ANOTHER fiery question time in Canberra this afternoon has resulted in acting prime minister Warren Truss writing a letter demanding that GM Holden declare its investment intentions “immediately”.

The letter came only hours after GM Holden chairman and managing director Mike Devereux told the Productivity Commission that General Motors had not yet made a decision on whether to progress with a planned $1 billion investment in two new models to be made at its Elizabeth assembly plant in South Australia from 2016.

An industry source close to Holden has told GoAuto that the letter is being seen as a further gathering of the clouds around the federal government’s intentions towards the car industry.

The source said the apparently extraordinary decision to make the letter public – it was circulated on a press release distribution site – was actually done to ensure it got into the media, in a bid to discredit the company and the industry.

In the letter, Mr Truss claims that the federal government wants the automotive industry to thrive and flourish.

He lists the budget allocations made available to the industry in recent years and cites the Abbott government’s decision to reverse the Rudd government’s decision to tighten the fringe benefits tax regulations as evidence of its support.

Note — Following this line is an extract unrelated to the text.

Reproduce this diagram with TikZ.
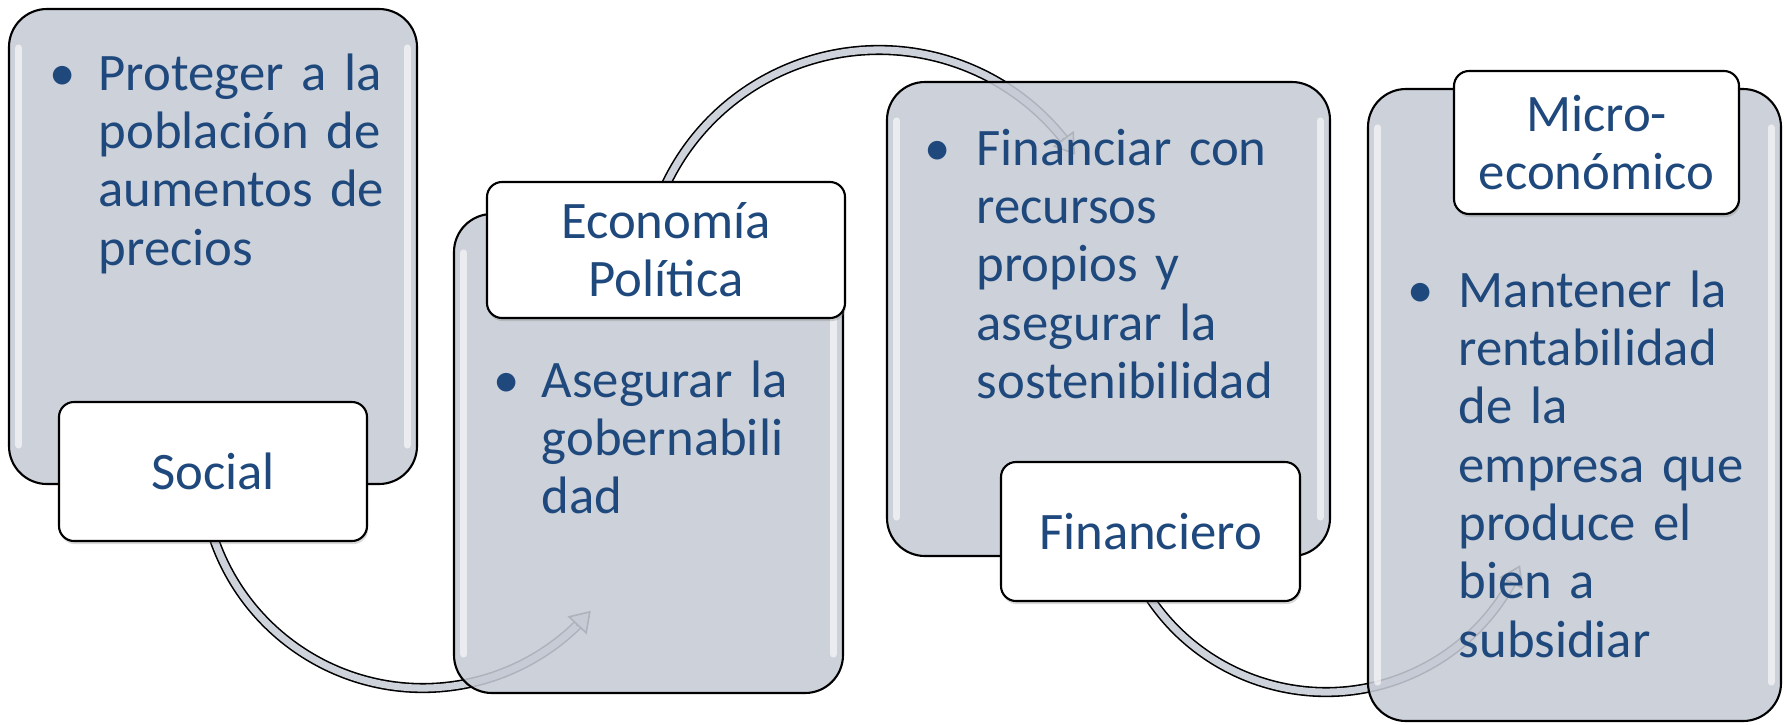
\documentclass[tikz,border=0pt]{standalone}
\usepackage{fontspec}
\setmainfont{Carlito}
\usetikzlibrary{arrows.meta,shadows}
\definecolor{textblue}{HTML}{1F497D}
\definecolor{panelgray}{RGB}{198,203,213}
\definecolor{flowgray}{RGB}{206,210,219}
\begin{document}
\begin{tikzpicture}[
	panel/.style={draw=black, line width=0.6pt, rounded corners=3.8mm, fill=panelgray, fill opacity=0.88, inner sep=0},
	tag/.style={draw=black, line width=0.6pt, rounded corners=1.5mm, fill=white, inner sep=0, align=center, text=textblue, font=\fontsize{15}{16.6}\selectfont, drop shadow={shadow xshift=0.3pt, shadow yshift=-0.9pt, opacity=0.3}},
	body/.style={inner sep=0, text=textblue, font=\fontsize{15}{16.6}\selectfont, text width=4cm, anchor=base west},
	dot/.style={inner sep=0, text=textblue, font=\fontsize{15}{16.6}\selectfont, anchor=base},
	flow/.style={draw=black, line width=0.45pt, double=flowgray, double distance=2pt},
	flowhead/.style={draw=black, line width=0.45pt, -{Triangle[length=2mm, width=2.6mm, fill=flowgray]}},
	gloss/.style={draw=white, line width=2pt, opacity=0.6, line cap=round}
]
	\useasboundingbox (0,0) rectangle (17.87,-7.24);
	
	\coordinate (c1) at (4.23,-4.67);
	\coordinate (c2) at (8.79,-2.86);
	\coordinate (c3) at (13.26,-4.80);
	
	\draw[flow] ([shift={(190:2.21)}]c1) arc[start angle=190, end angle=314.5, radius=2.21];
	\draw[flowhead] ([shift={(314:2.21)}]c1) -- ([shift={(319.4:2.21)}]c1);
	\draw[flow] ([shift={(160:2.36)}]c2) arc[start angle=160, end angle=38.3, radius=2.36];
	\draw[flowhead] ([shift={(38.8:2.36)}]c2) -- ([shift={(33.8:2.36)}]c2);
	\draw[flow] ([shift={(205:2.12)}]c3) arc[start angle=205, end angle=331.3, radius=2.12];
	\draw[flowhead] ([shift={(330.9:2.12)}]c3) -- ([shift={(336.3:2.12)}]c3);
	
	\node[panel, minimum width=4.08cm, minimum height=4.75cm] (p1) at (2.13,-2.465) {};
	\node[panel, minimum width=3.89cm, minimum height=4.79cm] (p2) at (6.485,-4.535) {};
	\node[panel, minimum width=4.43cm, minimum height=4.74cm] (p3) at (11.085,-3.19) {};
	\node[panel, minimum width=4.13cm, minimum height=6.32cm] (p4) at (15.745,-4.05) {};
	
	\foreach \p in {p1,p2,p3,p4} {
		\draw[gloss] ([xshift=1.1mm, yshift=-4mm]\p.north west) -- ([xshift=1.1mm, yshift=4mm]\p.south west);
		\draw[gloss] ([xshift=-1.1mm, yshift=-4mm]\p.north east) -- ([xshift=-1.1mm, yshift=4mm]\p.south east);
	}
	
	\node[tag, minimum width=3.08cm, minimum height=1.39cm] (social) at (2.13,-4.715) {Social};
	\node[tag, minimum width=3.58cm, minimum height=1.36cm] (politica) at (6.66,-2.50) {Economía\\Política};
	\node[tag, minimum width=2.99cm, minimum height=1.39cm] (financiero) at (11.505,-5.315) {Financiero};
	\node[tag, minimum width=2.85cm, minimum height=1.43cm] (micro) at (15.965,-1.425) {Micro-\\económico};
	
	\node[dot] (b1) at (0.63,-0.90) {•};
	\node[body] (t1) at (0.98,-0.90) {Proteger a la\\población de\\aumentos de\\precios};
	\node[dot] (b2) at (5.07,-3.97) {•};
	\node[body] (t2) at (5.41,-3.97) {Asegurar la\\gobernabili\\dad};
	\node[dot] (b3) at (9.38,-1.65) {•};
	\node[body] (t3) at (9.76,-1.65) {Financiar con\\recursos\\propios y\\asegurar la\\sostenibilidad};
	\node[dot] (b4) at (14.21,-3.07) {•};
	\node[body] (t4) at (14.58,-3.07) {Mantener la\\rentabilidad\\de la\\empresa que\\produce el\\bien a\\subsidiar};
\end{tikzpicture}
\end{document}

Mr Truss also points out that in 2011 General Motors said that it had achieved “sustained profitability in Australia”, although this is believed to include the company’s importing business as well as it local manufacturing.

“Yet since last week there have been successive reports that General Motors has made a decision to end its Australian operation but has postponed an announcement until next year,” Mr Truss wrote.

He noted Mr Devereux’s statement to the Productivity Commission earlier today, but accused him of “failing to provide a commitment that Holden will remain in Australia well into the future”.

The letter says this creates uncertainty for Holden’s workers, their families and the supply chain.

“It is the Australian government’s view that GM Holden must immediately provide a clear explanation of its future intentions and explain what its plans are for its Australian manufacturing operations,” Mr Truss wrote.

“An immediate clarification of GM Holden’s future plans is needed to end the uncertainty for Holden’s workforce, its suppliers and the people of Australia.”

Holden has regularly said it will not commit to the $1 billion plan until the future assistance arrangements are made public and deemed suitable.

A Holden source told GoAuto this afternoon that the company was not likely to make a formal response to the letter.

Industry minister Ian Macfarlane is being described by the Canberra press gallery as the lone voice at the federal government’s cabinet table in support of providing more taxpayer assistance to the Australian car industry.